§ **REQUIRED TASK**: Return the lines below exactly, from the first line to the line that contains "import numpy as np". Leave out pictures.

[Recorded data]
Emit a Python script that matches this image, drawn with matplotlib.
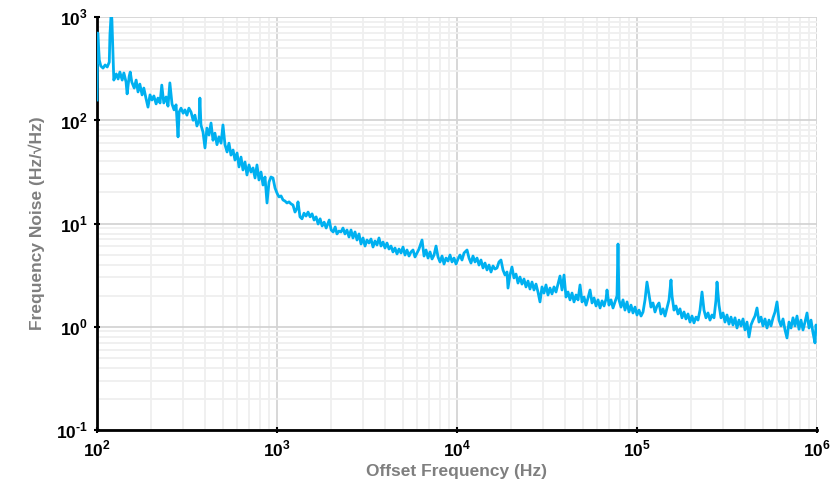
import matplotlib
matplotlib.use("Agg")
import matplotlib.pyplot as plt
from matplotlib.ticker import LogLocator, FuncFormatter, NullFormatter
import numpy as np

plt.rcParams['font.family'] = ['Liberation Sans', 'DejaVu Sans']
plt.rcParams['mathtext.fontset'] = 'custom'
plt.rcParams['mathtext.rm'] = 'Liberation Sans'
plt.rcParams['mathtext.bf'] = 'Liberation Sans:bold'

# Offset frequency (Hz)
freq = [
    100, 101, 103, 105, 108, 111, 114, 117, 118, 120, 121, 123, 124, 128, 131, 134, 138, 141, 145, 147,
    151, 153, 156, 161, 165, 169, 173, 178, 182, 187, 192, 197, 202, 207, 213, 218, 224, 229, 235, 242,
    248, 254, 261, 268, 275, 282, 286, 293, 301, 308, 316, 324, 333, 342, 350, 359, 369, 373, 378, 388,
    398, 408, 419, 430, 441, 452, 464, 476, 489, 501, 514, 528, 541, 555, 570, 584, 600, 615, 631, 647,
    664, 681, 699, 717, 736, 755, 774, 794, 815, 836, 858, 880, 903, 926, 950, 975, 1000, 1026, 1053, 1080,
    1108, 1136, 1166, 1196,
    1227, 1259, 1292, 1308, 1342, 1377, 1413, 1450, 1488, 1527, 1566, 1607, 1649, 1692, 1736, 1781, 1828, 1876,
    1950, 2000, 2052, 2105, 2154, 2210, 2267, 2326, 2386, 2448, 2512, 2577, 2643, 2712, 2783, 2855, 2929, 3005,
    3083, 3162, 3244, 3328, 3415, 3503, 3594, 3687, 3783, 3881, 3981, 4084, 4190, 4299, 4410, 4524, 4642, 4762,
    4886, 5012, 5142, 5275, 5412, 5552, 5696, 5844, 5995, 6150, 6394, 6560, 6730, 6904, 7083, 7266, 7454, 7648,
    7845, 8049, 8257, 8471, 8690, 8915, 9146, 9383, 9626, 9875, 10130, 10390, 10660, 10940, 11370, 11660, 11960,
    12270, 12590, 12920, 13250, 13590, 13950, 14310, 14680, 15060, 15450, 15850, 16260, 16680, 17110,
    17550, 18010, 18480, 18960, 19200, 19690, 20200, 20730, 21270, 21820, 22380, 22960, 23560, 24170, 24800,
    25440, 26100, 26780, 27470, 28180, 28910, 29660, 30430, 31220, 32030, 32860, 33710, 34590, 35480, 36400,
    37350, 38320, 39310, 40330, 41380, 42450, 43550, 44680, 45840, 47030, 48250, 49500, 50780, 52100, 53450,
    54840, 56260, 57720, 59220, 60750, 62330, 63950, 65600, 67310, 68130, 69900, 71710, 73570, 75480, 77430,
    78430, 79430, 81500, 83600, 85770, 88000, 90280, 92630, 95020, 97500, 100000, 102600, 105300, 108000,
    110800, 113600, 116600, 119600, 122700, 125900, 129200, 132500, 135900, 139500, 143100, 146800, 150600,
    154500, 156500, 160500, 164700, 169000, 173300, 177800, 182400, 187100, 192000, 197000, 202100, 207300,
    212700, 218200, 223900, 229700, 235600, 241700, 248000, 254400, 261000, 267800, 274700, 278300, 285500,
    292900, 300500, 308300, 316200, 324400, 332800, 341500, 350300, 359400, 368700, 378300, 388100, 398100,
    408400, 419000, 429900, 441000, 452400, 464200, 476200, 488600, 501200, 514200, 527500, 541200, 555200,
    569600, 584400, 599500, 615000, 631000, 647400, 664200, 681300, 699000, 717100, 735600, 754800, 774300,
    794300, 815000, 836000, 857700, 880000, 902800, 926300, 950200, 975000, 987500, 1000000,
]

# Frequency noise (Hz/sqrt(Hz))
noise = [
    157, 700, 383, 335, 320, 343, 328, 366, 670, 1120, 935, 383, 245, 281, 251, 293, 245, 287, 235, 180,
    268, 293, 235, 205, 245, 188, 224, 176, 205, 164, 134, 176, 157, 172, 144, 164, 147, 219, 147, 168,
    137, 230, 144, 126, 141, 69, 120, 131, 117, 126, 112, 131, 120, 100, 112, 88, 100, 164, 90, 76.9,
    54, 84, 72, 94, 64, 75, 58, 69, 60, 90, 58, 49.3, 60, 46, 51.5, 41.2, 48.2, 35.3, 44, 33,
    39.4, 29.5, 36.9, 31.5, 34.5, 27.6, 36.9, 26.4, 31.5, 23.6, 28.2, 15.8, 25.2, 28.2, 27.6, 22.1, 19.7, 18.1, 18.5, 16.9,
    16.5, 15.8, 16.2, 15.5,
    15.1, 12.9, 14.1, 16.2, 11.6, 11.1, 12.6, 11.8, 12.9, 11.6, 12.4, 10.8, 11.6, 9.89, 11.1, 9.46, 10.3, 9.04,
    10.8, 8.65, 8.28, 9.25, 7.92, 8.46, 8.28, 9.04, 7.92, 8.65, 7.40, 8.65, 7.24, 8.28, 6.92, 7.92, 6.33, 7.24,
    6.05, 6.92, 6.47, 7.08, 5.92, 6.77, 6.19, 7.24, 6.05, 6.62, 5.79, 6.47, 5.66, 6.05, 5.30, 5.79, 5.07, 5.66,
    5.18, 5.92, 4.95, 5.54, 4.84, 5.30, 5.54, 4.74, 5.18, 5.66, 6.92, 4.84, 5.54, 4.63, 5.30, 4.53, 4.95, 6.05,
    4.74, 4.24, 4.84, 4.05, 4.63, 4.33, 4.95, 4.24, 4.63, 4.05, 4.53, 4.95, 4.43, 5.18, 5.54, 4.63, 4.14,
    4.84, 4.24, 4.63, 3.96, 4.43, 3.71, 4.14, 3.55, 3.96, 3.39, 3.88, 3.62, 3.71, 4.24,
    4.43, 3.55, 3.17, 3.39, 2.37, 3.17, 3.79, 2.97, 3.24, 2.65, 3.03, 2.59, 2.90, 2.43, 2.77,
    2.32, 2.71, 2.27, 2.59, 2.17, 1.74, 2.43, 2.12, 2.54, 2.03, 2.37, 2.08, 2.43, 2.17, 2.59,
    3.10, 2.27, 3.17, 1.94, 2.17, 1.82, 2.12, 1.74, 2.03, 1.82, 2.54, 1.74, 1.94, 1.62, 1.90,
    2.27, 1.70, 1.90, 1.59, 1.82, 1.52, 1.78, 1.59, 1.86, 2.27, 1.62, 1.82, 1.52, 1.74, 1.99,
    6.33, 1.82, 1.55, 1.82, 1.45, 1.74, 1.39, 1.62, 1.36, 1.55, 1.30, 1.45, 1.27, 1.39,
    1.82, 2.71, 2.03, 1.55, 1.70, 1.39, 1.59, 1.70, 1.33, 1.49, 1.27, 1.52, 1.82,
    2.84, 1.99, 1.45, 1.59, 1.33, 1.49, 1.22, 1.39, 1.19, 1.33, 1.11, 1.27, 1.09,
    1.24, 1.16, 1.45, 2.17, 1.45, 1.22, 1.36, 1.16, 1.30, 1.22, 1.82, 2.71, 1.62,
    1.22, 1.36, 1.11, 1.30, 1.06, 1.24, 1.04, 1.22, 0.973, 1.16, 1.02, 1.19, 0.931,
    1.11, 0.796, 1.04, 1.16, 1.27, 1.52, 1.11, 1.24, 1.02, 1.19, 0.973, 1.16, 1.02,
    1.22, 1.39, 1.74, 1.16, 1.02, 1.19, 0.931, 0.779, 1.11, 0.973, 1.22, 1.02, 1.27,
    0.946, 1.16, 0.931, 1.11, 1.36, 0.973, 1.16, 0.871, 0.697, 1.04, 0.931,
]

x_label = "Offset Frequency (Hz)"
y_label = "Frequency Noise (Hz/\u221aHz)"

fig = plt.figure(figsize=(8.33, 4.83), dpi=100)
ax = fig.add_axes([97 / 833, 1 - 430 / 483, 720 / 833, 413 / 483])

ax.plot(freq, noise, color="#00B0F0", lw=2.0, solid_joinstyle="round", zorder=3)

ax.set_xscale("log")
ax.set_yscale("log")
ax.set_xlim(1e2, 1e6)
ax.set_ylim(1e-1, 1e3)

ax.xaxis.set_major_locator(LogLocator(base=10, numticks=10))
ax.yaxis.set_major_locator(LogLocator(base=10, numticks=10))
ax.xaxis.set_minor_locator(LogLocator(base=10, subs=np.arange(2, 10), numticks=20))
ax.yaxis.set_minor_locator(LogLocator(base=10, subs=np.arange(2, 10), numticks=20))


def _fmt(v, p):
    e = int(round(np.log10(v)))
    es = ("\u2010%d" % -e) if e < 0 else ("%d" % e)
    return r"$\mathbf{10}^{\mathbf{%s}}$" % es


fmt = FuncFormatter(_fmt)
ax.xaxis.set_major_formatter(fmt)
ax.yaxis.set_major_formatter(fmt)
ax.xaxis.set_minor_formatter(NullFormatter())
ax.yaxis.set_minor_formatter(NullFormatter())

ax.grid(which="major", color="#d4d4d4", lw=1.3, zorder=1)
ax.grid(which="minor", color="#efefef", lw=1.3, zorder=0)
ax.set_axisbelow(True)

for s in ["top", "right"]:
    ax.spines[s].set_visible(False)
for s in ["left", "bottom"]:
    ax.spines[s].set_color("black")
    ax.spines[s].set_linewidth(2)

ax.tick_params(which="major", direction="inout", length=5, width=1.5, color="black",
               labelsize=12.5, labelcolor="black", pad=4)
ax.tick_params(which="minor", length=0)

ax.set_xlabel(x_label, fontsize=12.5, fontweight="bold", color="#7f7f7f", labelpad=3)
ax.set_ylabel(y_label, fontsize=12.5, fontweight="bold", color="#7f7f7f", labelpad=8)

fig.savefig("out.png", dpi=100)
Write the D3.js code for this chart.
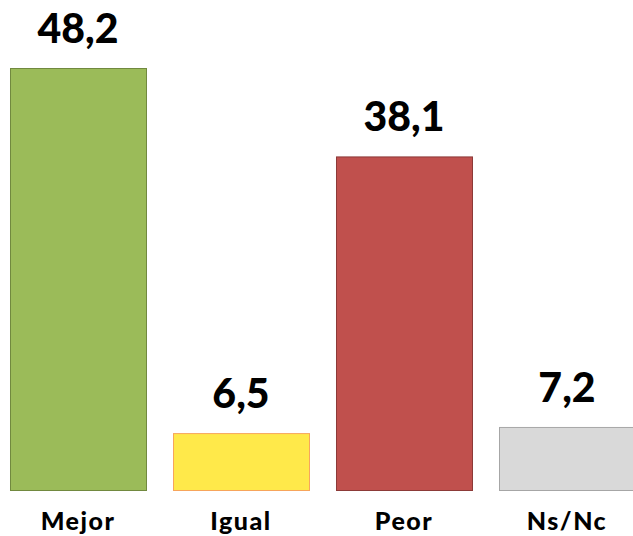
<!DOCTYPE html>
<html>
<head>
<meta charset="utf-8">
<script src="https://cdn.jsdelivr.net/npm/d3@7"></script>
<style>
  body { margin: 0; background: #fff; }
  svg { display: block; }
</style>
</head>
<body>
<div id="chart"></div>
<script>
// chart data
const categories = ["Mejor", "Igual", "Peor", "Ns/Nc"];
const values = [48.2, 6.5, 38.1, 7.2];
const valueLabels = ["48,2", "6,5", "38,1", "7,2"];
const fills = ["#9BBB59", "#FFE94A", "#C0504D", "#D9D9D9"];
const strokes = ["#71893F", "#F7A55C", "#8C3A38", "#A6A6A6"];

const width = 633;
const height = 536;
const baseY = 490;

const svg = d3.select("#chart")
  .append("svg")
  .attr("width", width)
  .attr("height", height);

const x = d3.scaleBand()
  .domain(categories)
  .range([-3.5, 648.5])
  .paddingInner(0.1656)
  .paddingOuter(0.0828);

const y = d3.scaleLinear()
  .domain([0, 48.2])
  .range([baseY, 68]);

// bars
svg.selectAll("rect.bar")
  .data(values)
  .join("rect")
  .attr("class", "bar")
  .attr("x", (d, i) => x(categories[i]) + 0.5)
  .attr("y", d => y(d) + 0.5)
  .attr("width", x.bandwidth())
  .attr("height", d => baseY - y(d))
  .attr("fill", (d, i) => fills[i])
  .attr("stroke", (d, i) => strokes[i])
  .attr("stroke-width", 1);

// value labels
svg.selectAll("text.value")
  .data(values)
  .join("text")
  .attr("class", "value")
  .attr("x", (d, i) => x(categories[i]) + x.bandwidth() / 2)
  .attr("y", d => y(d) - 25)
  .attr("text-anchor", "middle")
  .attr("font-family", "Lato, 'Open Sans', sans-serif")
  .attr("font-weight", 900)
  .attr("font-size", 41)
  .attr("fill", "#000")
  .text((d, i) => valueLabels[i]);

// category labels
svg.selectAll("text.cat")
  .data(categories)
  .join("text")
  .attr("class", "cat")
  .attr("x", d => x(d) + x.bandwidth() / 2)
  .attr("y", 530)
  .attr("text-anchor", "middle")
  .attr("font-family", "Lato, 'Open Sans', sans-serif")
  .attr("font-weight", 900)
  .attr("font-size", 25)
  .attr("letter-spacing", 1.5)
  .attr("fill", "#000")
  .text(d => d);
</script>
</body>
</html>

§ **PROBLEM SOLUTION**:
Emit a Python script that matches this image, drawn with matplotlib.
import matplotlib
matplotlib.use("Agg")
import matplotlib.pyplot as plt
from matplotlib.ticker import LogLocator, FuncFormatter, NullFormatter
import numpy as np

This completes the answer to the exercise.